After the Supremacy Act Parliament passed the Treasons Act 1534 which made it high treason punishable by death to deny Royal Supremacy. In 1536 Parliament passed the Act against the Pope's Authority which removed the last part of papal authority still legal; this was Rome's power in England to decide disputes concerning Scripture.

In the late 1530s there were fears that there was going to be an invasion from France and Cromwell had been displeased with what was discovered during the Visitation of the Monasteries. The Visitation allowed for an inventory of what the monasteries possessed and the visiting commissioners claimed to have uncovered sexual immorality and financial impropriety amongst the monks and nuns of the monasteries. Because of this the Dissolution of the Monasteries was carried out in 1535 which gave Henry the monasteries wealth to help build coastal defences against invasion and also all their land was given to the Crown or sold to the aristocracy. In the North of England there were a series of uprisings by Roman Catholics against the dissolutions in late 1536 and early 1537, called the Pilgrimage of Grace, but these were put down. The Dissolution lasted for four years and ended in 1539.
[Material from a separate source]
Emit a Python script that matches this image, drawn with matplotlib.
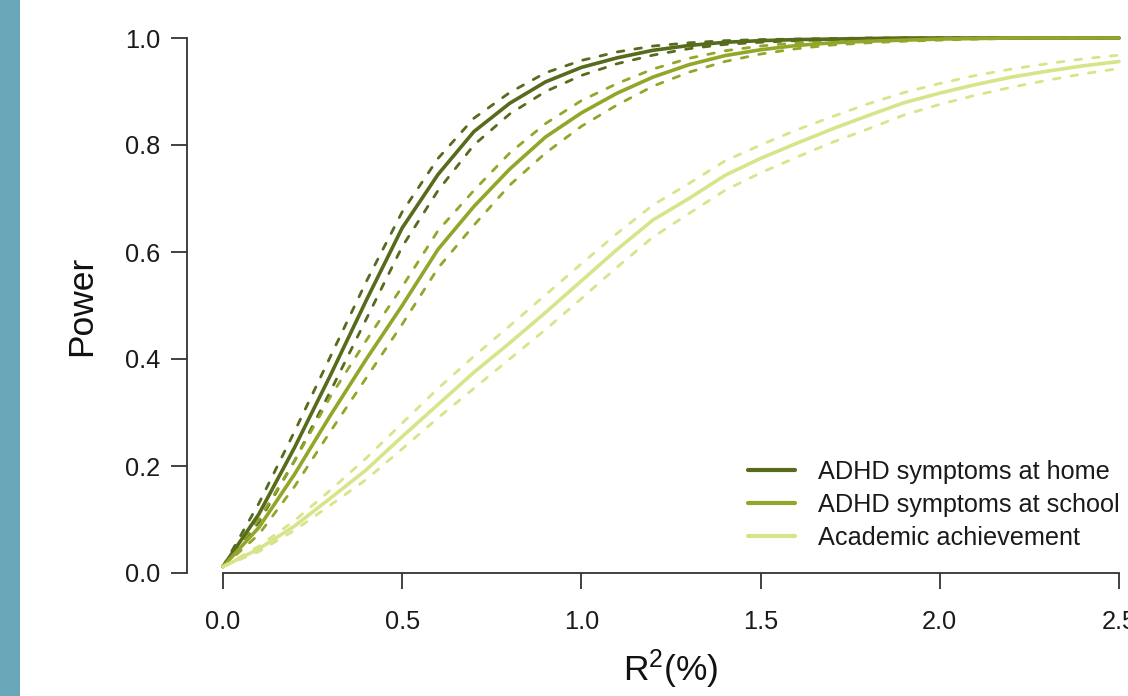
import matplotlib
matplotlib.use("Agg")
import matplotlib.pyplot as plt
from matplotlib.patches import Rectangle

plt.rcParams['font.family'] = ['Liberation Sans', 'DejaVu Sans']
plt.rcParams['mathtext.fontset'] = 'custom'
plt.rcParams['mathtext.rm'] = 'Liberation Sans'
plt.rcParams['mathtext.it'] = 'Liberation Sans:italic'
plt.rcParams['mathtext.bf'] = 'Liberation Sans:bold'

# ---- data (R^2 in %, power) ----
r2 = [0.0, 0.1, 0.2, 0.3, 0.4, 0.5, 0.6, 0.7, 0.8, 0.9, 1.0, 1.1, 1.2, 1.3,
      1.4, 1.5, 1.6, 1.7, 1.8, 1.9, 2.0, 2.1, 2.2, 2.3, 2.4, 2.5]

home = [0.012, 0.11, 0.235, 0.37, 0.51, 0.645, 0.745, 0.825, 0.878, 0.918, 0.945, 0.963, 0.977,
        0.986, 0.992, 0.995, 0.997, 0.998, 0.999, 1.0, 1.0, 1.0, 1.0, 1.0, 1.0, 1.0]
home_hi = [0.012, 0.13, 0.265, 0.405, 0.545, 0.675, 0.775, 0.85, 0.898, 0.935, 0.958, 0.974, 0.985,
           0.991, 0.995, 0.997, 0.998, 0.999, 1.0, 1.0, 1.0, 1.0, 1.0, 1.0, 1.0, 1.0]
home_lo = [0.012, 0.095, 0.21, 0.34, 0.475, 0.61, 0.715, 0.80, 0.858, 0.90, 0.93, 0.952, 0.968,
           0.98, 0.988, 0.992, 0.995, 0.997, 0.998, 0.999, 1.0, 1.0, 1.0, 1.0, 1.0, 1.0]

school = [0.012, 0.085, 0.185, 0.295, 0.40, 0.50, 0.605, 0.685, 0.755, 0.815, 0.86, 0.897, 0.927,
          0.95, 0.967, 0.978, 0.986, 0.991, 0.994, 0.996, 0.998, 0.999, 1.0, 1.0, 1.0, 1.0]
school_hi = [0.012, 0.10, 0.21, 0.33, 0.435, 0.535, 0.64, 0.715, 0.785, 0.84, 0.883, 0.915, 0.942,
             0.962, 0.976, 0.985, 0.991, 0.995, 0.997, 0.998, 0.999, 1.0, 1.0, 1.0, 1.0, 1.0]
school_lo = [0.012, 0.072, 0.162, 0.265, 0.365, 0.465, 0.57, 0.65, 0.725, 0.785, 0.835, 0.875, 0.91,
             0.936, 0.956, 0.97, 0.98, 0.987, 0.991, 0.994, 0.996, 0.998, 0.999, 1.0, 1.0, 1.0]

academic = [0.012, 0.045, 0.088, 0.14, 0.193, 0.255, 0.315, 0.375, 0.43, 0.487, 0.546, 0.605, 0.66,
            0.70, 0.743, 0.775, 0.803, 0.83, 0.855, 0.879, 0.897, 0.913, 0.927, 0.938, 0.948, 0.956]
academic_hi = [0.012, 0.05, 0.098, 0.155, 0.215, 0.28, 0.345, 0.405, 0.462, 0.52, 0.578, 0.635, 0.688,
               0.728, 0.77, 0.80, 0.828, 0.853, 0.877, 0.898, 0.915, 0.93, 0.942, 0.952, 0.961, 0.968]
academic_lo = [0.012, 0.04, 0.08, 0.127, 0.175, 0.232, 0.29, 0.345, 0.40, 0.455, 0.513, 0.572, 0.628,
               0.672, 0.715, 0.748, 0.777, 0.805, 0.83, 0.856, 0.876, 0.893, 0.908, 0.921, 0.933, 0.943]

labels = ["ADHD symptoms at home", "ADHD symptoms at school", "Academic achievement"]
colors = ["#566b1c", "#93a62a", "#d9e48a"]

x_ticks = [0.0, 0.5, 1.0, 1.5, 2.0, 2.5]
x_ticklabels = ["0.0", "0.5", "1.0", "1.5", "2.0", "2.5"]
y_ticks = [0.0, 0.2, 0.4, 0.6, 0.8, 1.0]
y_ticklabels = ["0.0", "0.2", "0.4", "0.6", "0.8", "1.0"]

# ---- figure ----
W, H = 1128, 696
fig = plt.figure(figsize=(W / 100, H / 100), dpi=100)
fig.patches.append(Rectangle((0, 0), 20 / W, 1, transform=fig.transFigure,
                             facecolor="#68a7b8", edgecolor="none", zorder=0))

px_per_unit = 358.4
ax_left = 223 - 0.1 * px_per_unit
ax_width = 2.7 * px_per_unit
ax = fig.add_axes([ax_left / W, (H - 573) / H, ax_width / W, 535 / H])
ax.set_xlim(-0.1, 2.6)
ax.set_ylim(0, 1)

series = [(home, home_hi, home_lo), (school, school_hi, school_lo),
          (academic, academic_hi, academic_lo)]
for (mid, hi, lo), c, lab in zip(series, colors, labels):
    for b in (hi, lo):
        ax.plot(r2, b, color=c, lw=2.0, dashes=(2.4, 4.0), dash_capstyle='round',
                clip_on=False, zorder=2)
    ax.plot(r2, mid, color=c, lw=2.6, solid_capstyle='round', label=lab,
            clip_on=False, zorder=3)

for s in ("top", "right"):
    ax.spines[s].set_visible(False)
for s in ("left", "bottom"):
    ax.spines[s].set_color("#333333")
    ax.spines[s].set_linewidth(1.3)
ax.spines["left"].set_bounds(0, 1)
ax.spines["bottom"].set_bounds(0, 2.5)

ax.set_xticks(x_ticks)
ax.set_xticklabels(x_ticklabels)
ax.set_yticks(y_ticks)
ax.set_yticklabels(y_ticklabels)
ax.tick_params(axis='both', length=11.5, width=1.3, color="#333333",
               labelsize=18.3, labelcolor="#1a1a1a")
ax.tick_params(axis='y', pad=8)
ax.tick_params(axis='x', pad=15)

ax.set_ylabel("Power", fontsize=25.5, color="#111111", labelpad=19)
ax.set_xlabel(r"R$^2$(%)", fontsize=25.5, color="#111111", labelpad=10)

leg = ax.legend(loc="upper left", bbox_to_anchor=(748 / W, 1 - 460 / H),
                bbox_transform=fig.transFigure, frameon=False, fontsize=18.2,
                handlelength=1.86, handletextpad=0.9, labelspacing=0.36,
                borderpad=0, borderaxespad=0)
for line in leg.get_lines():
    line.set_linewidth(3.0)
for t in leg.get_texts():
    t.set_color("#1a1a1a")

fig.savefig("out.png", dpi=100)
In 1539 Parliament passed the Six Articles reaffirming Catholic practices such as transubstantiation, clerical celibacy and the importance of confession to a priest and proscribed penalties if anyone denied them. In the same year Henry authorised the publication of the Great Bible in English. This Bible was largely made through the use of William Tyndale's English translation of the Hebrew and Greek Scripture's. The Bible was used in all Anglican churches and was free to be read. However Henry became alarmed by the way the Bible was being preached and so in the Act for the Advancement of True Religion 1543 Henry restricted the reading of Bible to noblemen and women. In 1545 he said to Parliament:

...although you be permitted to read Holy Scripture and to have the Word of God in your mother-tongue, you must understand that it is licensed you so to do only to inform your own conscience and to instruct your children and family...I am very sorry to know and hear how unreverently that most precious jewel, the Word of God, is disputed, rhymed, sung and jangled in every ale-house and tavern, contrary to the true meaning and doctrine of the same.